> [Objective]
Quote exactly the lines from the line containing "Rebuild this diagram" to the line containing "minimum height=82pt] (b7)", both lines included, please, and nothing more.

> [Listed entries]
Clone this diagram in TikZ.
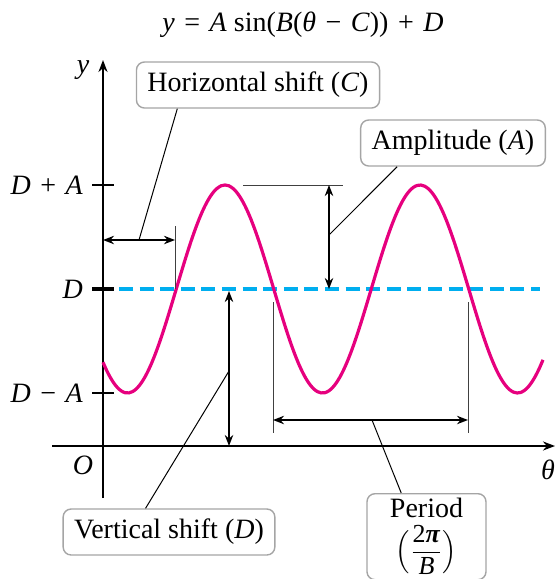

* * *

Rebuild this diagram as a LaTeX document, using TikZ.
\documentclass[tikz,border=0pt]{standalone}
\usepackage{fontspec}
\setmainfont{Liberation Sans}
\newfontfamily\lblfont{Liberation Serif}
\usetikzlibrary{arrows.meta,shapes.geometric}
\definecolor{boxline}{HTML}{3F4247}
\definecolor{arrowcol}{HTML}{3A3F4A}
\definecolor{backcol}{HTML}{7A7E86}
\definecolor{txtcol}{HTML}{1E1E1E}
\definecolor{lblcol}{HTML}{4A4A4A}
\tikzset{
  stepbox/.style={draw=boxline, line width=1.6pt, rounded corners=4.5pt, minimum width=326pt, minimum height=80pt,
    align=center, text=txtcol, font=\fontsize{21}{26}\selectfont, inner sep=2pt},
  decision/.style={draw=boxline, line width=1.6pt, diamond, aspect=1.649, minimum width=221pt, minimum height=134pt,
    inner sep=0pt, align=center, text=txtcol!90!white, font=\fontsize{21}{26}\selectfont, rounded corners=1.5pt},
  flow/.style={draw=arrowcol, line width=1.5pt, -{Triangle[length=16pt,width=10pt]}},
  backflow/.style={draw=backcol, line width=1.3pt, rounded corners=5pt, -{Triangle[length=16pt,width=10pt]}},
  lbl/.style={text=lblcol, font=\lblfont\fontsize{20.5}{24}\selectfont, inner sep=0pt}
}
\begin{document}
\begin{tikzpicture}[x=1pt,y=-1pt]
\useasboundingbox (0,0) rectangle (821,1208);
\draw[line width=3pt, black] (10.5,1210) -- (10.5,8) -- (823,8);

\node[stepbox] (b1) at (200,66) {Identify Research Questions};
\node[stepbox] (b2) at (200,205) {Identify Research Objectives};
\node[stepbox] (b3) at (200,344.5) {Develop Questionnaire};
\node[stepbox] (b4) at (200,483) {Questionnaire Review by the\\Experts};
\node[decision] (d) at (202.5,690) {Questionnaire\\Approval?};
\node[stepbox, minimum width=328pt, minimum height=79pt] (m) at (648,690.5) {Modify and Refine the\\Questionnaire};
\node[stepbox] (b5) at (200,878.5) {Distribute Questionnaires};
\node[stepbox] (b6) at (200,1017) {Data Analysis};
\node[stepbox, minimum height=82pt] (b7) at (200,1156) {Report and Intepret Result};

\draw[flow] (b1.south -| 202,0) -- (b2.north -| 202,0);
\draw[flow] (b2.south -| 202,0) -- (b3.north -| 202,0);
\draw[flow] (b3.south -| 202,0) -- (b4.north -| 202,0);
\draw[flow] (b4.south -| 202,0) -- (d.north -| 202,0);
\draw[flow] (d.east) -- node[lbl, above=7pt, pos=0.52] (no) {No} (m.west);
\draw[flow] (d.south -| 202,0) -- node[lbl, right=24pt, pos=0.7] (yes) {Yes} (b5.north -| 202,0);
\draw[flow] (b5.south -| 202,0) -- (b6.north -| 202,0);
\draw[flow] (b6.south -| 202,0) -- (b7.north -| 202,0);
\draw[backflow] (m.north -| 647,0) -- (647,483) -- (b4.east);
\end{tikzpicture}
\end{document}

> [Exercise answer]
Rebuild this diagram as a LaTeX document, using TikZ.
\documentclass[tikz,border=0pt]{standalone}
\usepackage{fontspec}
\setmainfont{Liberation Sans}
\newfontfamily\lblfont{Liberation Serif}
\usetikzlibrary{arrows.meta,shapes.geometric}
\definecolor{boxline}{HTML}{3F4247}
\definecolor{arrowcol}{HTML}{3A3F4A}
\definecolor{backcol}{HTML}{7A7E86}
\definecolor{txtcol}{HTML}{1E1E1E}
\definecolor{lblcol}{HTML}{4A4A4A}
\tikzset{
  stepbox/.style={draw=boxline, line width=1.6pt, rounded corners=4.5pt, minimum width=326pt, minimum height=80pt,
    align=center, text=txtcol, font=\fontsize{21}{26}\selectfont, inner sep=2pt},
  decision/.style={draw=boxline, line width=1.6pt, diamond, aspect=1.649, minimum width=221pt, minimum height=134pt,
    inner sep=0pt, align=center, text=txtcol!90!white, font=\fontsize{21}{26}\selectfont, rounded corners=1.5pt},
  flow/.style={draw=arrowcol, line width=1.5pt, -{Triangle[length=16pt,width=10pt]}},
  backflow/.style={draw=backcol, line width=1.3pt, rounded corners=5pt, -{Triangle[length=16pt,width=10pt]}},
  lbl/.style={text=lblcol, font=\lblfont\fontsize{20.5}{24}\selectfont, inner sep=0pt}
}
\begin{document}
\begin{tikzpicture}[x=1pt,y=-1pt]
\useasboundingbox (0,0) rectangle (821,1208);
\draw[line width=3pt, black] (10.5,1210) -- (10.5,8) -- (823,8);

\node[stepbox] (b1) at (200,66) {Identify Research Questions};
\node[stepbox] (b2) at (200,205) {Identify Research Objectives};
\node[stepbox] (b3) at (200,344.5) {Develop Questionnaire};
\node[stepbox] (b4) at (200,483) {Questionnaire Review by the\\Experts};
\node[decision] (d) at (202.5,690) {Questionnaire\\Approval?};
\node[stepbox, minimum width=328pt, minimum height=79pt] (m) at (648,690.5) {Modify and Refine the\\Questionnaire};
\node[stepbox] (b5) at (200,878.5) {Distribute Questionnaires};
\node[stepbox] (b6) at (200,1017) {Data Analysis};
\node[stepbox, minimum height=82pt] (b7) at (200,1156) {Report and Intepret Result};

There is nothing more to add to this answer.